Meski hanya tamatan sekolah lanjutan, bukan berarti menjadi sosok yang tak bisa menebar manfaat. Dengan keterbatasan ilmu yang beliau miliki pun, bisa jadi ada banyak kebaikan yang ditebarkannya, dan banyak sumber manfaat yang berhasil dipertahankannya. Seperti “perjuangan” kecil mempertahankan keberadaan pohon Sukun ini. Meski hanya sebuah pohon, banyak orang yang memetik manfaat.

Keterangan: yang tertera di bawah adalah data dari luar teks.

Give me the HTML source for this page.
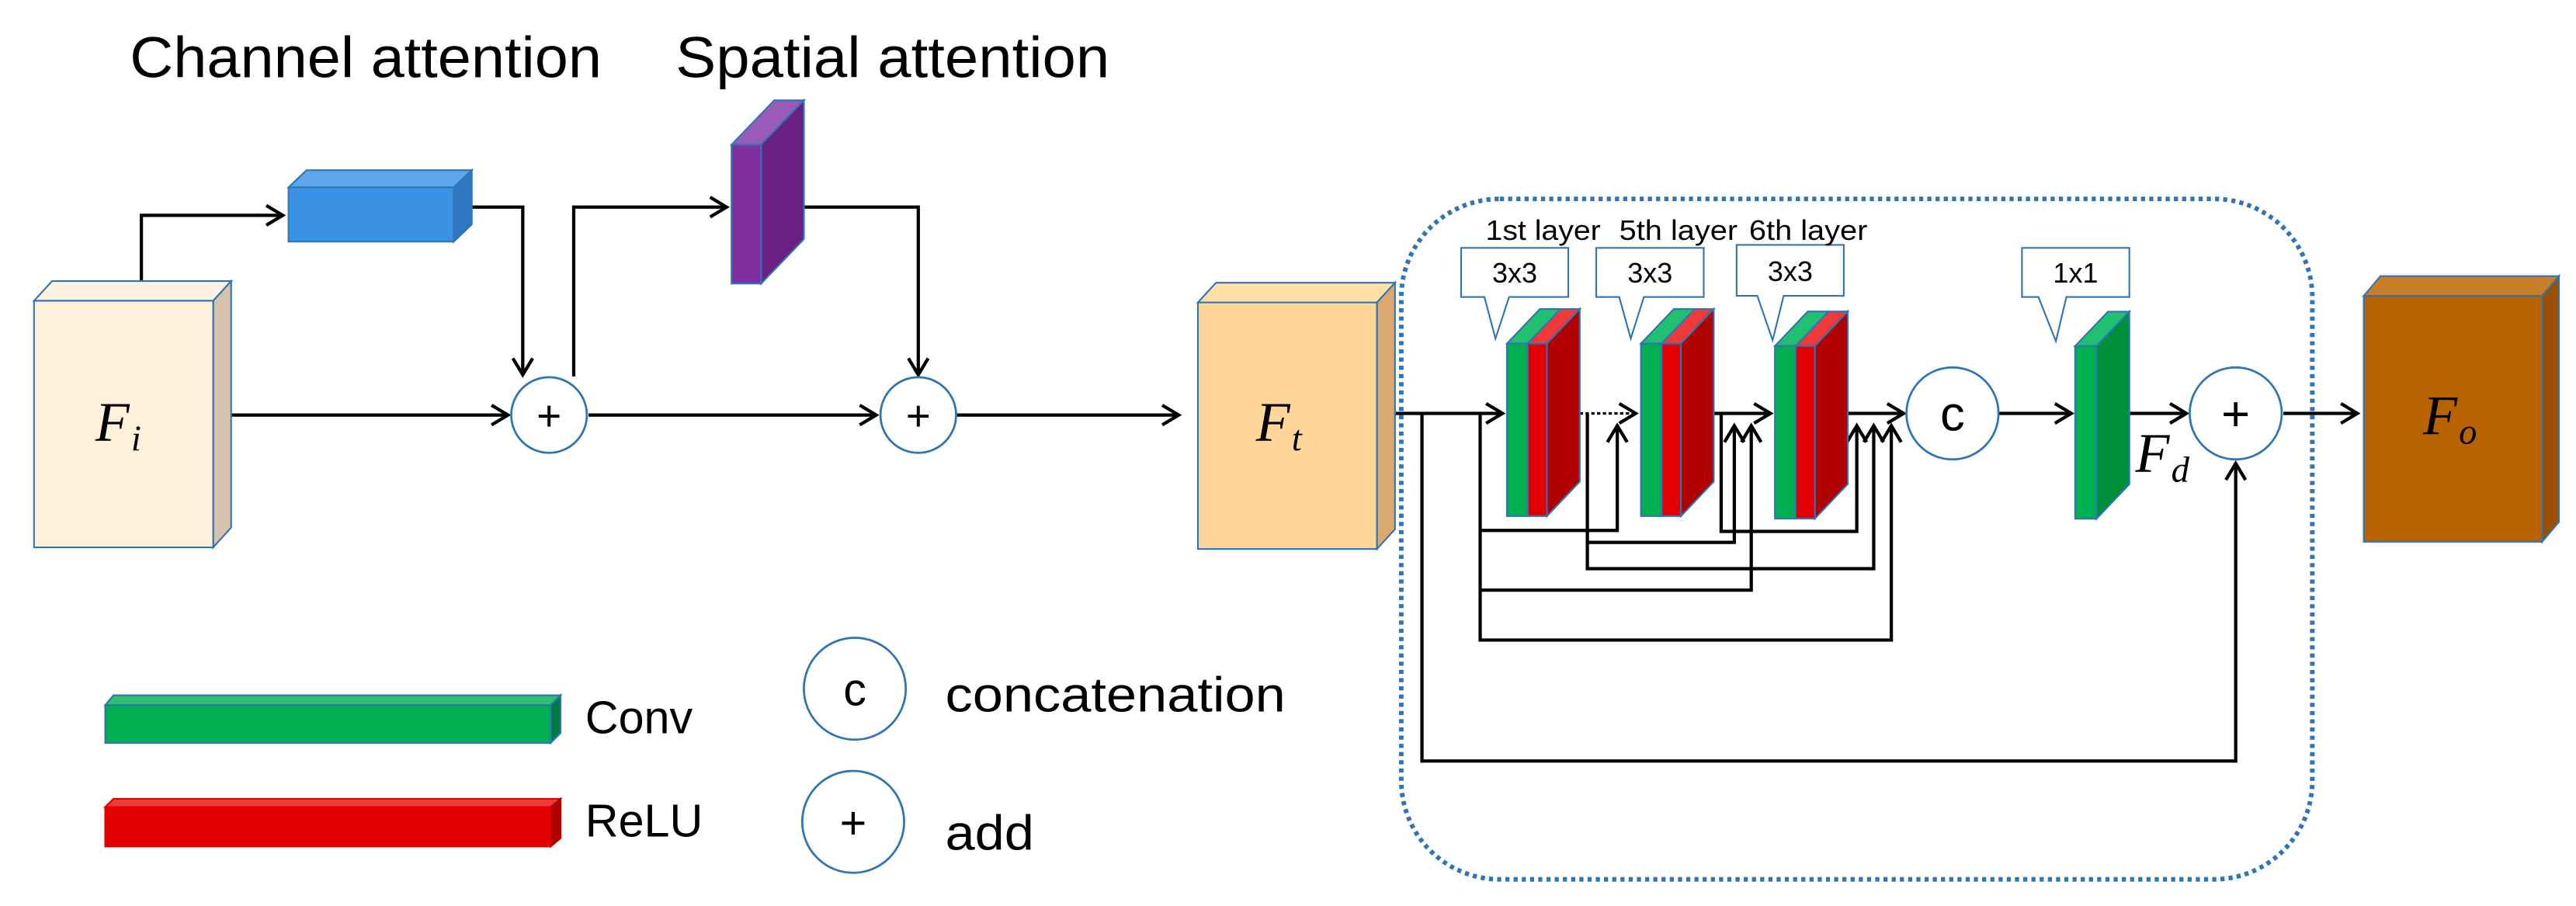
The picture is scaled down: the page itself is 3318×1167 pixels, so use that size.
<!DOCTYPE html>
<html><head><meta charset="utf-8"><style>
html,body{margin:0;padding:0;background:#fff;}
svg{display:block;}
text{font-family:"Liberation Sans",sans-serif;}
.it{font-family:"Liberation Serif",serif;font-style:italic;}
</style></head><body>
<svg width="3318" height="1167" viewBox="0 0 1567 551.2" preserveAspectRatio="none" xmlns="http://www.w3.org/2000/svg">
<defs>
<marker id="a" markerUnits="userSpaceOnUse" markerWidth="14" markerHeight="16" refX="11" refY="7" orient="auto">
<path d="M1,1 L11,7 L1,13" fill="none" stroke="#000" stroke-width="2"/>
</marker>
</defs>
<g stroke="#000" stroke-width="2" fill="none">
<polyline points="86,171 86,131 172,131" marker-end="url(#a)"/>
<polyline points="287,126 318,126 318,228" marker-end="url(#a)"/>
<line x1="141" y1="252.5" x2="309" y2="252.5" marker-end="url(#a)"/>
<polyline points="349,229 349,126 442,126" marker-end="url(#a)"/>
<polyline points="489,126 558.6,126 558.6,228" marker-end="url(#a)"/>
<line x1="358" y1="252.5" x2="533" y2="252.5" marker-end="url(#a)"/>
<line x1="582" y1="252.5" x2="717" y2="252.5" marker-end="url(#a)"/>
<line x1="849" y1="251.5" x2="914" y2="251.5" marker-end="url(#a)"/>
<line x1="961" y1="251.5" x2="995" y2="251.5" stroke-dasharray="2 1.5" stroke-width="1.5" marker-end="url(#a)"/>
<line x1="1031" y1="251.5" x2="1077" y2="251.5" marker-end="url(#a)"/>
<line x1="1113" y1="251.5" x2="1158" y2="251.5" marker-end="url(#a)"/>
<line x1="1216" y1="251.5" x2="1260" y2="251.5" marker-end="url(#a)"/>
<line x1="1285" y1="251.5" x2="1330" y2="251.5" marker-end="url(#a)"/>
<line x1="1389" y1="251.5" x2="1434" y2="251.5" marker-end="url(#a)"/>
<polyline points="865,251.5 865,463 1360,463 1360,282" marker-end="url(#a)"/>
<polyline points="900.4,251.5 900.4,389.4 1150.5,389.4 1150.5,259" marker-end="url(#a)"/>
<polyline points="900.4,322.7 983.8,322.7 983.8,259" marker-end="url(#a)"/>
<polyline points="900.4,359 1065.3,359 1065.3,259" marker-end="url(#a)"/>
<polyline points="965.6,251.5 965.6,346 1139.8,346 1139.8,259" marker-end="url(#a)"/>
<polyline points="965.6,330 1055,330 1055,259" marker-end="url(#a)"/>
<polyline points="1047,251.5 1047,323.3 1129.5,323.3 1129.5,259" marker-end="url(#a)"/>
</g>
<rect x="852.4" y="121" width="554.2" height="414" rx="60" ry="60" fill="none" stroke="#2E75B6" stroke-width="2.8" stroke-dasharray="2.5 2.5"/>

<g stroke="#2E75B6" stroke-width="1">
<polygon points="20.7,183 31.7,171 140.6,171 129.7,183" fill="#FFF2E2"/>
<polygon points="129.7,183 140.6,171 140.6,321 129.7,333" fill="#D6C2AD"/>
<rect x="20.7" y="183" width="109" height="150" fill="#FFF0DC"/>
<polygon points="175.5,114 186.5,103.5 287,103.5 276,114" fill="#5EA6EC"/>
<polygon points="276,114 287,103.5 287,136.5 276,147" fill="#2F75C0"/>
<rect x="175.5" y="114" width="100.5" height="33" fill="#3A92E4"/>
<polygon points="445,88 471,61 489,61 463,88" fill="#9A5AB8"/>
<polygon points="463,88 489,61 489,145.5 463,172.5" fill="#6A2080"/>
<rect x="445" y="88" width="18" height="84.5" fill="#7F2FA0"/>
<polygon points="728.7,184 739.7,172 848.6,172 837.6,184" fill="#FFDFA8"/>
<polygon points="837.6,184 848.6,172 848.6,322 837.6,334" fill="#DBA970"/>
<rect x="728.7" y="184" width="108.9" height="150" fill="#FFD699"/>
<polygon points="1437.9,180 1448,168 1556.6,168 1546.4,180" fill="#C97F28"/>
<polygon points="1546.4,180 1556.6,168 1556.6,317.6 1546.4,329.6" fill="#9A5000"/>
<rect x="1437.9" y="180" width="108.5" height="149.6" fill="#B86200"/>
<g id="b1">
<polygon points="916.7,209 936.7,188 949.3,188 929.3,209" fill="#20C070"/>
<polygon points="929.3,209 949.3,188 961,188 941,209" fill="#F03A3A"/>
<polygon points="941,209 961,188 961,293 941,314" fill="#B00000"/>
<rect x="916.7" y="209" width="12.6" height="105" fill="#00B050"/>
<rect x="929.3" y="209" width="11.7" height="105" fill="#E00000"/>
</g>
<use href="#b1" x="81.5" y="0"/>
<use href="#b1" x="163" y="1.5"/>
<polygon points="1262.3,210.6 1282.3,189.6 1295.3,189.6 1275.3,210.6" fill="#20C070"/>
<polygon points="1275.3,210.6 1295.3,189.6 1295.3,294.6 1275.3,315.6" fill="#00903A"/>
<rect x="1262.3" y="210.6" width="13" height="105" fill="#00B050"/>
<polygon points="64,429 69,423 341,423 335,429" fill="#2EC070"/>
<polygon points="335,429 341,423 341,446 335,452" fill="#007A40"/>
<rect x="64" y="429" width="271" height="23" fill="#00B050"/>
<polygon points="64,491 69,486 341,486 335,491" fill="#F03A3A" stroke="#E00000"/>
<polygon points="335,491 341,486 341,510 335,515" fill="#B00000" stroke="#B00000"/>
<rect x="64" y="491" width="271" height="24" fill="#E00000" stroke="#E00000"/>
<path d="M888.8,150.8 H954 V180.7 H918 L909.7,206 L903,180.7 H888.8 Z" fill="#fff"/>
<path d="M971,150.8 H1036.4 V180.7 H1000 L992,206 L985,180.7 H971 Z" fill="#fff"/>
<path d="M1056.4,149 H1121.6 V180 H1085 L1078.3,207 L1069,180 H1056.4 Z" fill="#fff"/>
<path d="M1230,150.8 H1295.3 V180.7 H1257 L1250.6,207.6 L1240,180.7 H1230 Z" fill="#fff"/>
</g>
<g fill="#fff" stroke="#2E75B6" stroke-width="1.3">
<circle cx="334" cy="252.5" r="23"/>
<circle cx="558.6" cy="252.5" r="23"/>
<circle cx="1187.7" cy="251.5" r="28"/>
<circle cx="1360" cy="251.5" r="28"/>
<circle cx="520" cy="419" r="31"/>
<circle cx="519" cy="500" r="31"/>
</g>
<g font-size="26" text-anchor="middle" fill="#000">
<text x="334" y="262">+</text>
<text x="558.6" y="262">+</text>
<text x="1360" y="262" font-size="30">+</text>
<text x="1187.7" y="262" font-size="30">c</text>
<text x="520" y="429" font-size="28">c</text>
<text x="519" y="510" font-size="28">+</text>
</g>
<g font-size="35" fill="#000">
<text x="79" y="47" textLength="287" lengthAdjust="spacingAndGlyphs">Channel attention</text>
<text x="411" y="47" textLength="264" lengthAdjust="spacingAndGlyphs">Spatial attention</text>
<text x="356" y="446" font-size="28">Conv</text>
<text x="356" y="509" font-size="28">ReLU</text>
<text x="575" y="433" font-size="30" textLength="207" lengthAdjust="spacingAndGlyphs">concatenation</text>
<text x="575" y="517" font-size="30" textLength="54" lengthAdjust="spacingAndGlyphs">add</text>
</g>
<g font-size="17" fill="#000">
<text x="903.7" y="146" textLength="70" lengthAdjust="spacingAndGlyphs">1st layer</text>
<text x="985" y="146" textLength="72" lengthAdjust="spacingAndGlyphs">5th layer</text>
<text x="1064" y="146" textLength="72" lengthAdjust="spacingAndGlyphs">6th layer</text>
<text x="921.4" y="172" text-anchor="middle">3x3</text>
<text x="1003.7" y="172" text-anchor="middle">3x3</text>
<text x="1089" y="171" text-anchor="middle">3x3</text>
<text x="1262.6" y="172" text-anchor="middle">1x1</text>
</g>
<g fill="#000" font-size="34">
<text class="it" x="58" y="268">F<tspan font-size="22" dx="1" dy="6">i</tspan></text>
<text class="it" x="764" y="268">F<tspan font-size="22" dx="1" dy="6">t</tspan></text>
<text class="it" x="1474" y="264">F<tspan font-size="22" dx="1" dy="6">o</tspan></text>
<text class="it" x="1299" y="287">F<tspan font-size="22" dx="1" dy="6">d</tspan></text>
</g>
</svg>
</body></html>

Ternyata, secuil ilmu bisa jadi sarat manfaat, bergantung pada bagaimana kita menggunakannya. Menjadi orang kecilan bisa jadi banyak manfaat, bergantung dari bagaimana kita mengupayakannya. Hal kecil dan sederhana bisa jadi kaya manfaat, bergantung dari cerdasnya kita merekayasanya. Begitulah beliau, Pak Marbot.